[antlr-interest] Keywords as identifiers in ANTLR 3.0

Wed Aug 29 05:28:01 PDT 2007

At 09:51 29/08/2007, Ayende Rahien wrote:
>I know that the question was raised before, and I checked to wiki 
>for the explanation on it, but I can't seem to follow the 
>solutions there and can't get it to work.
[...]
>// Multi word keywords
>ORDER_BY    :    ORDER WS+ BY;
>GROUP_BY    :    GROUP WS+ BY;
>
>IDENTIFIER
>     : ID_LETTER+
>     ;
>
>fragment
>AS :    'as';
>fragment
>ORDER    : 'order';
>fragment
>GROUP    : 'group';
>fragment
>BY        : 'by';

ANTLR currently can't "see" other lexer tokens when it's making 
predictions about which lexer rule to pick (actually that's not 
quite right, but it's hard to explain).  Since your ORDER_BY rule 
is public and your ORDER rule is a fragment, when faced with the 
input "order by order", ANTLR will correctly decide the first bit 
is an ORDER_BY, then see the next bit starting out as "order" 
again and start trying to generate another ORDER_BY, finally 
throwing an exception when it can't find the "by".

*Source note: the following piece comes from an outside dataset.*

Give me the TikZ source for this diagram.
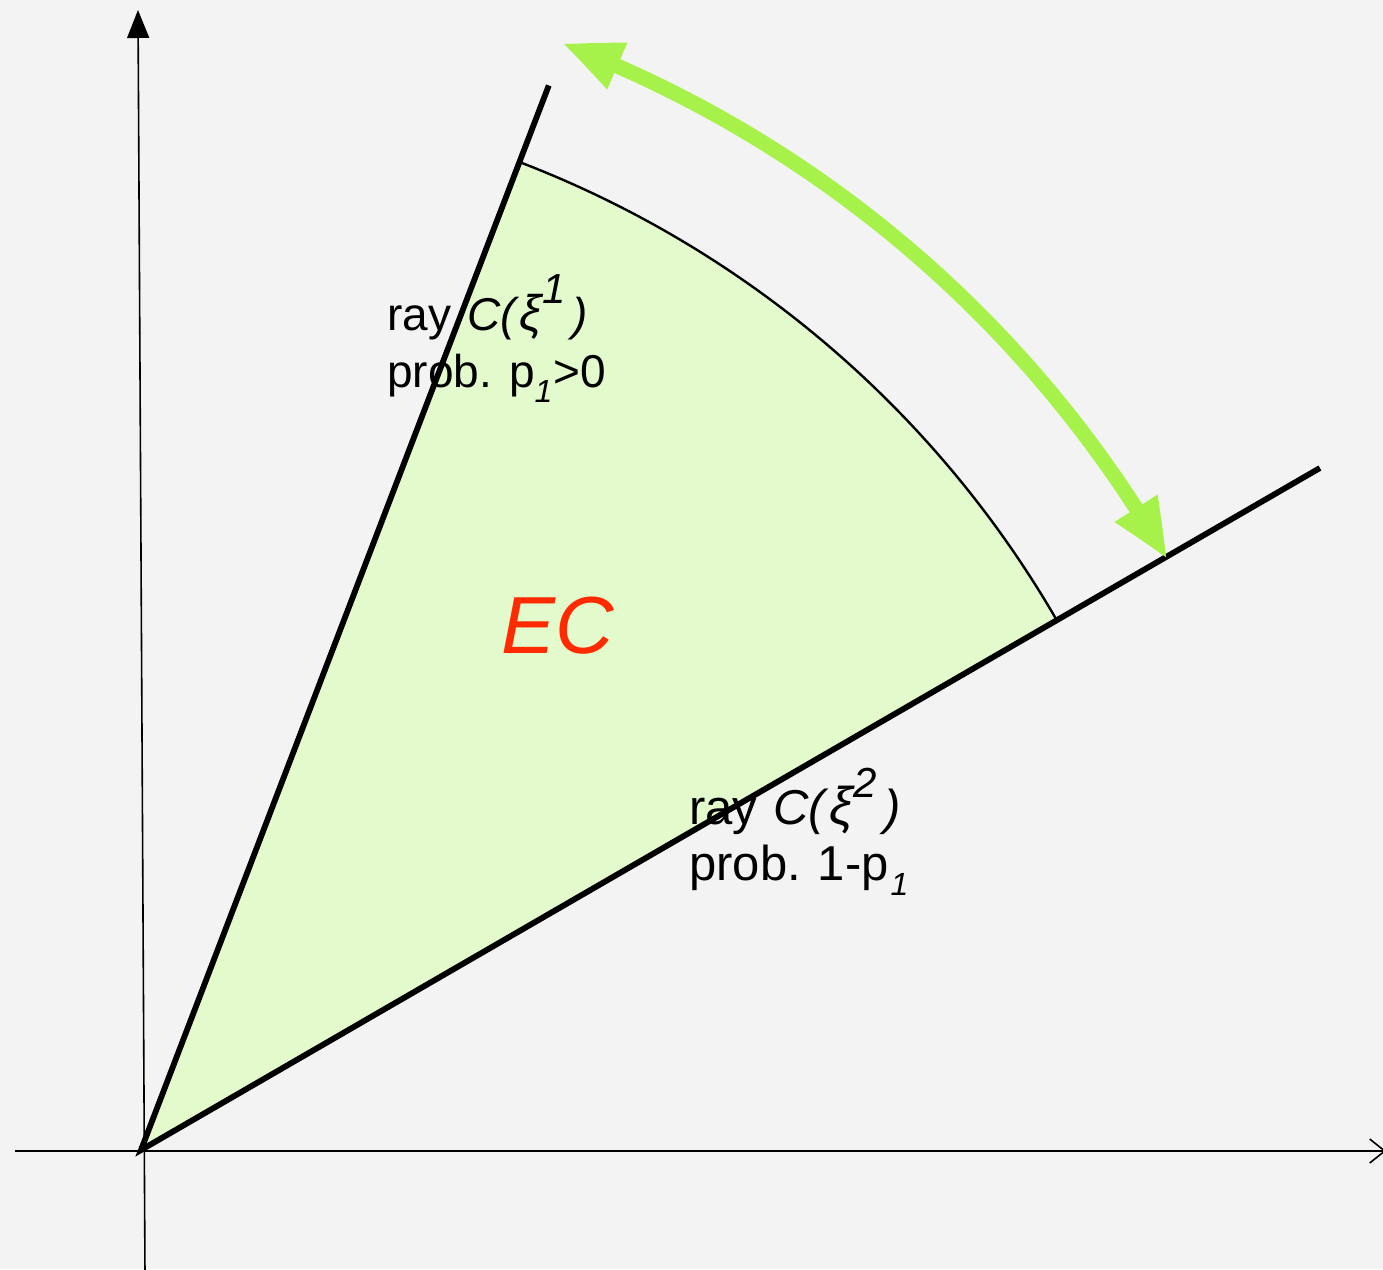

The workaround for this is a bit ugly, but it's fairly 
straightforward once you get your head around it.  Basically where 
there's a "common stem" ambiguity in the grammar you need to merge 
rules together and provide type-change alternatives for the 
failure cases.  In this case:

ORDER_BY : ORDER
            (  (WS+ BY) => WS+ BY
            |  /*nothing*/ { $type = IDENTIFIER; }
            );

In other words: match 'order' first.  Then look ahead to see if 
the next bit is whitespace followed by 'by' -- if so, then the 
rule matches and becomes an ORDER_BY token.  Otherwise we take the 
alternate path, and return the 'order' we already matched (and 
nothing else) as an IDENTIFIER instead.

(There are other alternatives; another common approach would be to 
ditch the ORDER_BY rule entirely and put some extra code in 
IDENTIFIER that recognises if the id it just matched looked like a 
keyword, and then change the type accordingly.)

Note that both of these will only help you in cases where the 
keywords are lexically distinct from identifiers in a context free 
manner -- which is the case here, since "order by" is a keyword, 
but both "order" and "by" alone are merely identifiers.  If you 
had a case where eg. "select" could be a statement in one context 
and an identifier in a different context, then you have to do some 
more work.  Again, there are a couple of different approaches 
here; the one I prefer is just to make the parser accept both 
IDENTIFIER and SELECT tokens as an 'identifier'.